Dari sebuah ekskusi yang baik, pastinya penokohan pun tak bisa dilupakan. Mulai dari Liz, lantas Julia, Monica, dan tiap tokoh yang terlibat di dalamnya dihadirkan begitu realistis oleh Amy Zhang. Kalau buku-buku young adult menghadirkan tokoh yang ceria dan banyak memori menyenangkan, Liz Emerson dan seluruh kontemplasinya adalah wujud nyata dari keterasingan seorang remaja. Yang selalu berusaha untuk selalu berada di bawah lampu sorot panggungnya, kendati sesungguhnya, mereka harus rela menanggalkan jati diri mereka untuk jabatan tersebut. Di samping sebuah topik bunuh diri, karakter Liam Oliver pun dijelaskan sebagai seorang yang kerap di-bully oleh lingkungannya dan Kennie yang hamil di luar nikah. Sebuah masalah yang kompleks yang nyata terjadi di dunia remaja.
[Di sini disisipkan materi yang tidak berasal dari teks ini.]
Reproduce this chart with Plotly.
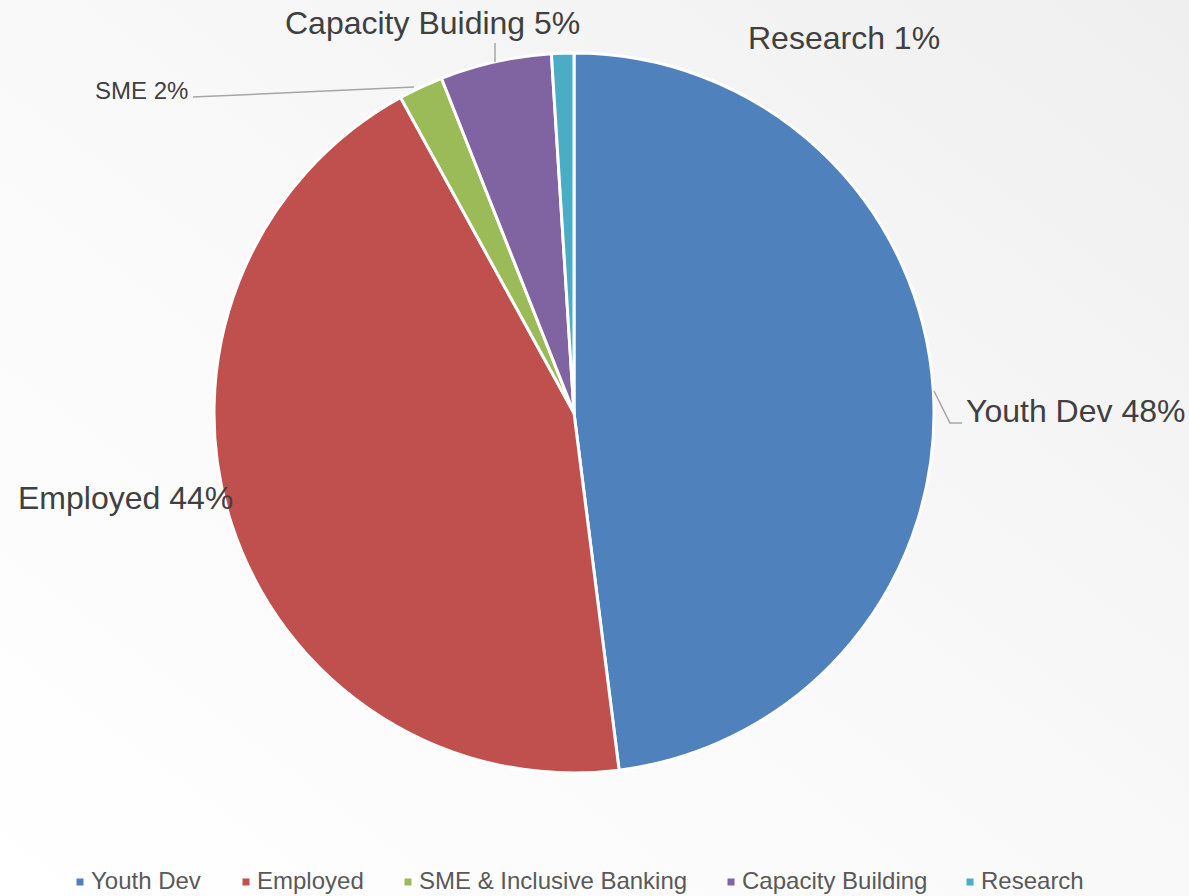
import plotly.graph_objects as go

# Share of programme activity by area
categories = ["Youth Dev", "Employed", "SME & Inclusive Banking", "Capacity Building", "Research"]
slice_labels = ["Youth Dev", "Employed", "SME", "Capacity Buiding", "Research"]
values = [48, 44, 2, 5, 1]
colors = ["#4F81BD", "#C0504D", "#9BBB59", "#8064A2", "#4BACC6"]

W, H = 1189, 896


def px(x):
    return x / W


def py(y):
    return 1 - y / H


fig = go.Figure()

fig.add_trace(go.Pie(
    labels=categories,
    values=values,
    sort=False,
    direction="clockwise",
    rotation=0,
    textinfo="none",
    hoverinfo="label+percent",
    marker=dict(colors=colors, line=dict(color="white", width=3)),
    domain=dict(x=[px(214), px(934)], y=[py(773), py(53)]),
    showlegend=False,
))

# outside slice labels: (left x, vertical centre y, font size)
label_pos = [
    (964, 411, 32),
    (16, 498, 32),
    (93, 90, 24),
    (283, 23, 32),
    (746, 38, 32),
]
annotations = []
for name, v, (x, y, fs) in zip(slice_labels, values, label_pos):
    annotations.append(dict(
        x=px(x), y=py(y), xref="paper", yref="paper",
        xanchor="left", yanchor="middle", showarrow=False,
        text=f"{name} {v}%",
        font=dict(family="Liberation Sans, Arial", size=fs, color="#404040"),
    ))

# leader lines
line_style = dict(color="#A6A6A6", width=1.5)
shapes = [
    dict(type="path", xref="paper", yref="paper",
         path=f"M{px(934)},{py(391)} L{px(950)},{py(423)} L{px(962)},{py(423)}",
         line=line_style),
    dict(type="line", xref="paper", yref="paper",
         x0=px(193), y0=py(97), x1=px(414), y1=py(87), line=line_style),
    dict(type="line", xref="paper", yref="paper",
         x0=px(495), y0=py(43), x1=px(495), y1=py(62), line=line_style),
]

# legend along the bottom: small square swatch + text
legend_x = [80, 246, 408, 731, 970]
legend_y = 882
for cat, col, lx in zip(categories, colors, legend_x):
    shapes.append(dict(
        type="rect", xref="paper", yref="paper",
        x0=px(lx - 3.5), x1=px(lx + 3.5), y0=py(legend_y - 3.5), y1=py(legend_y + 3.5),
        fillcolor=col, line=dict(width=0),
    ))
    annotations.append(dict(
        x=px(lx + 9), y=py(legend_y - 2), xref="paper", yref="paper",
        xanchor="left", yanchor="middle", showarrow=False,
        text=cat,
        font=dict(family="Liberation Sans, Arial", size=24, color="#595959"),
    ))

bg_svg = (
    "data:image/svg+xml;utf8,"
    "<svg xmlns='http://www.w3.org/2000/svg' width='1189' height='896'>"
    "<defs><linearGradient id='g' x1='0' y1='1' x2='1' y2='0'>"
    "<stop offset='0' stop-color='%23ffffff'/>"
    "<stop offset='0.5' stop-color='%23f9f9f9'/>"
    "<stop offset='1' stop-color='%23efefef'/>"
    "</linearGradient></defs>"
    "<rect width='1189' height='896' fill='url(%23g)'/></svg>"
)

fig.update_layout(
    width=W, height=H,
    margin=dict(l=0, r=0, t=0, b=0),
    paper_bgcolor="#ffffff",
    plot_bgcolor="rgba(0,0,0,0)",
    annotations=annotations,
    shapes=shapes,
    images=[dict(source=bg_svg, xref="paper", yref="paper", x=0, y=1,
                 sizex=1, sizey=1, xanchor="left", yanchor="top",
                 sizing="stretch", layer="below")],
    font=dict(family="Liberation Sans, Arial"),
)

fig.write_html("out.html")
Penjabaran setting yang digunakan oleh Amy Zhang sesungguhnya tidak terlalu beragam. Tapi, lantaran alurnya yang maju, mundur, dan melompat, mungkin pembaca diharapkan untuk selalu menyimak, ke mana cerita selanjutnya akan dibawa lewat sebuah judul bab yang unik. Sebuah teknik yang baik dari Amy Zhang untuk mengakali kejenuhan pembaca yang mungkin diakibatkan dari permainan gaya bahasanya.
Secara keseluruhan saya menyimpulkan “Falling into Place” bukan sebuah buku yang ringan. Sedikit berbobot dari cerita remaja pada umumnya. Mampu membuat penasaran pembacanya. Dan cocok sekali untuk para pembaca yang menyukai misteri, tapi sering merasa ragu untuk membaca novel young adult, dengan mengombinasikan keduanya, mungkin “Falling into Place” bisa menjadi solusi terbaik.
Tiga setengah bintang dari lima untuk “Falling Into Place”.